After defining this, we proceed to the upload of the train and validation split. 

In [97]:
upload_to_s3(train, 'la-liga-final-project', 'output/train.csv')

In [98]:
upload_to_s3(val, 'la-liga-final-project', 'output/val.csv')

(Go to the S3 console and verify these files are there)

## Setting up the model

Now that's the part where we set up our model. 

We use the class `Estimator` from the `sagemaker.estimator` module. That will create the **environment** to run  training jobs for a model.

We specify: 

- A container name (Sagemaker works with containers. This code is pointing to a pre-existing container that holds everything that is needed to run xgboost. 
- A role name (the training job needs a role to have sufficient permissions, similarly to what we saw in Lambda functions). Remember that we created this role when starting the notebook server. 
- The number of instances for training (we use 1 but could use more in large jobs, to scale). 
- The type of instance (we select one that's included in the Sagemaker Free Tier). 
- The output path, where the model and other info will be written
- The hyperparameters of the algorithm (number of training rounds and loss function)
- The current session (it needs that for internal purposes)

(Remember to check the [pricing info](https://aws.amazon.com/sagemaker/pricing/#:~:text=amount%20of%20usage.-,Amazon%20SageMaker%20Free%20Tier,-Amazon%20SageMaker%20is) for more details on the Sagemaker Free Tier)

In [99]:
region_name = boto3.Session().region_name
role = sagemaker.get_execution_role()


container = sagemaker.image_uris.retrieve('xgboost', 
                                          region_name,
                                          version='0.90-1')

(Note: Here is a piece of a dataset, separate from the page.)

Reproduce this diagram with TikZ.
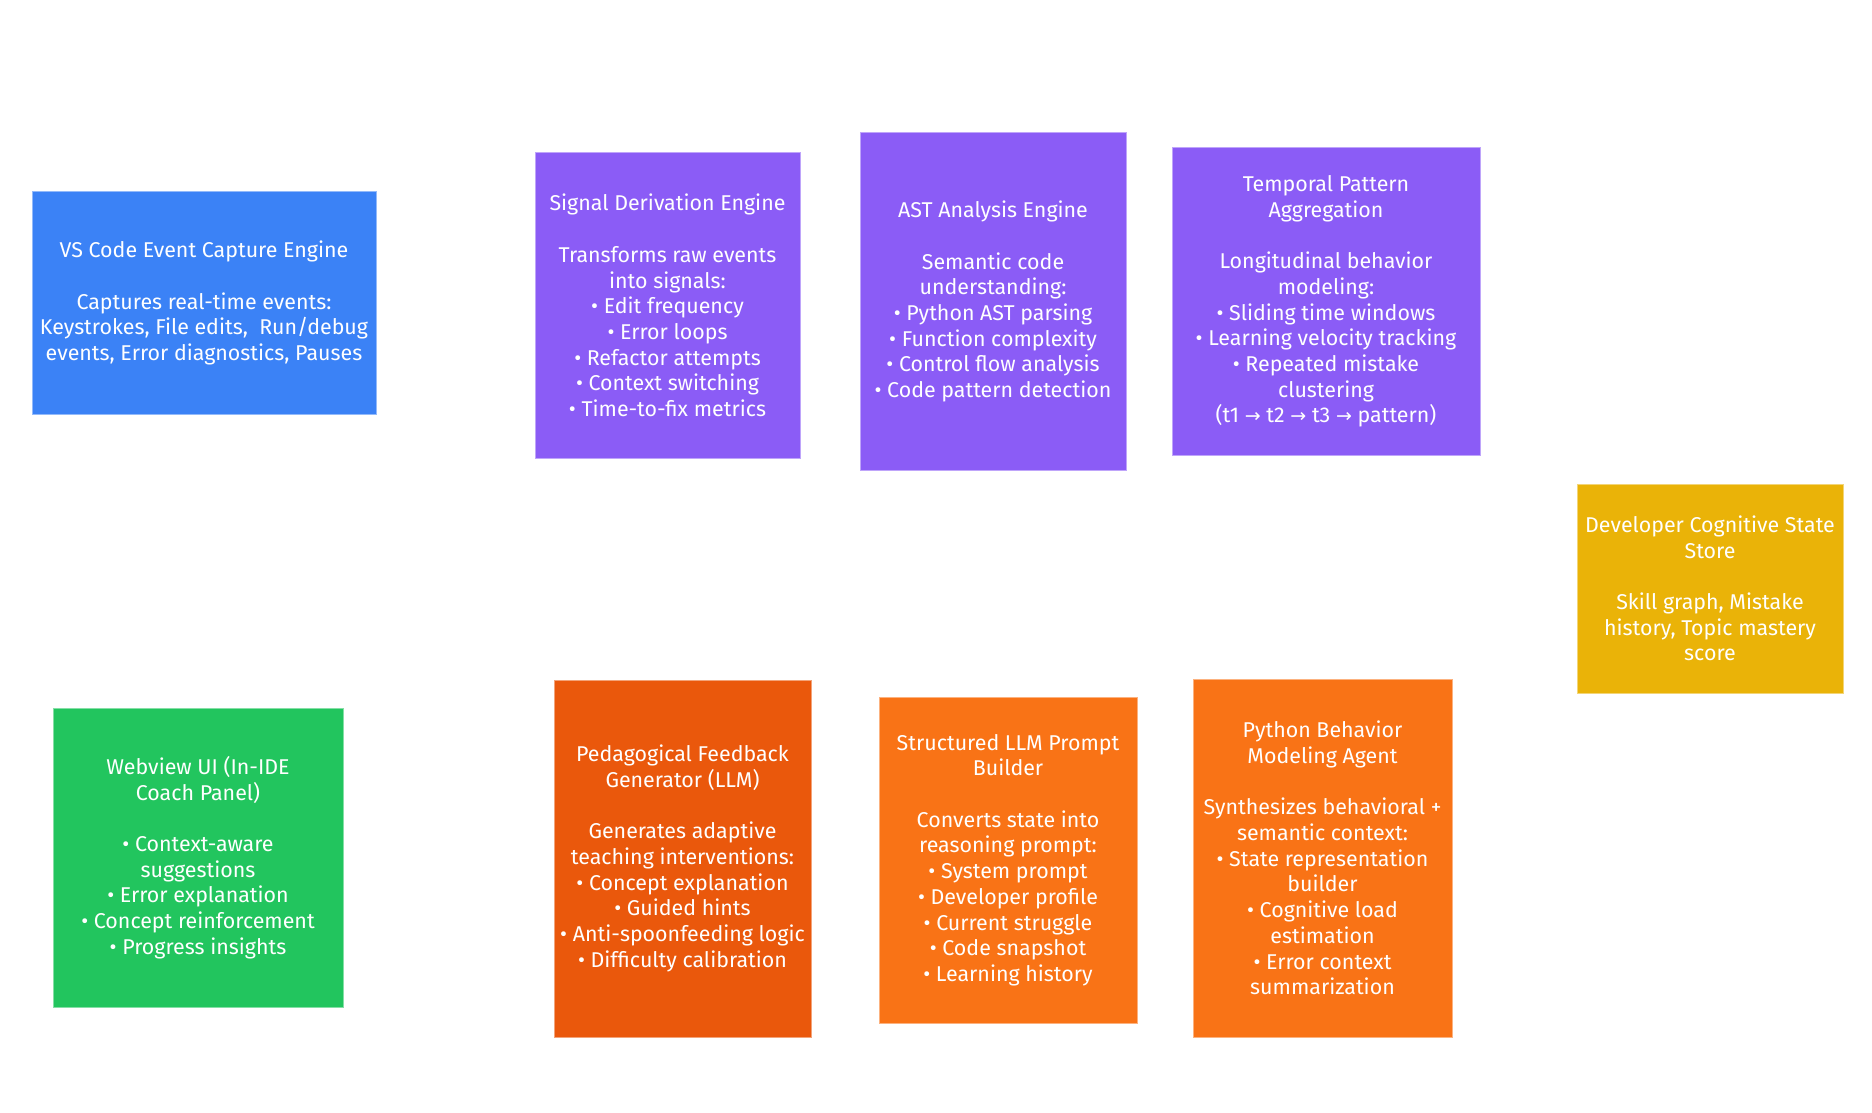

output_location = 's3://la-liga-final-project/sagemaker/'

#For a list of possible parameters of xgboost, see
# https://github.com/dmlc/xgboost/blob/master/doc/parameter.rst#learning-task-parameters
hyperparams = {
    'num_round': '20',
    'objective': 'reg:squarederror'
}

estimator = sagemaker.estimator.Estimator(
    container,
    role,
    instance_count=1,
    instance_type='ml.t3.medium',
    output_path=output_location,
    hyperparameters=hyperparams,
    sagemaker_session=sagemaker.Session()
)

INFO:sagemaker.image_uris:Defaulting to only available Python version: py3
INFO:sagemaker.image_uris:Defaulting to only supported image scope: cpu.


Now we have to crete what sagemaker calls "channels". We need to specify where is the data and in which format in a specific dictionary:  

In [100]:
train_channel = sagemaker.session.s3_input(
    's3://la-liga-final-project/output/train.csv',
    content_type='text/csv'
)
val_channel = sagemaker.session.s3_input(
    's3://la-liga-final-project/output/val.csv',
    content_type='text/csv'
)

channels_for_training = {
    'train': train_channel,
    'validation': val_channel
}

See: https://sagemaker.readthedocs.io/en/stable/v2.html for details.
See: https://sagemaker.readthedocs.io/en/stable/v2.html for details.


We are ready to train. 

When we execute the cell below, a training job will be launched. The training job is a "managed service" independent from this notebook. So if you go to the Sagemaker console and click on "Training jobs", you will find it there. 

BTW: once you got to this point, you could also launch a training job from the console (it will request you to enter all the information above manually-- just for you to know it is possible). 


In [101]:
estimator.fit(inputs=channels_for_training, logs=False)

INFO:sagemaker:Creating training-job with name: sagemaker-xgboost-2023-03-11-14-17-58-037



2023-03-11 14:17:58 Starting - Starting the training job...........
2023-03-11 14:18:54 Starting - Preparing the instances for training................
2023-03-11 14:20:23 Downloading - Downloading input data....
2023-03-11 14:20:48 Training - Downloading the training image......
2023-03-11 14:21:23 Training - Training image download completed. Training in progress....
2023-03-11 14:21:44 Uploading - Uploading generated training model..
2023-03-11 14:22:00 Completed - Training job completed


We can print the job name -- this is the name that appears in the console. 

In [102]:
estimator._current_job_name

'sagemaker-xgboost-2023-03-11-14-17-58-037'

Finally, we can also get some metrics of the training job here. 

In [103]:
metrics = sagemaker.analytics.TrainingJobAnalytics(
    estimator._current_job_name,
    metric_names=['train:rmse', 'validation:rmse']
)

In [104]:
metrics.dataframe()

Unnamed: 0,timestamp,metric_name,value
0,0.0,train:rmse,2.52256
1,0.0,validation:rmse,2.97158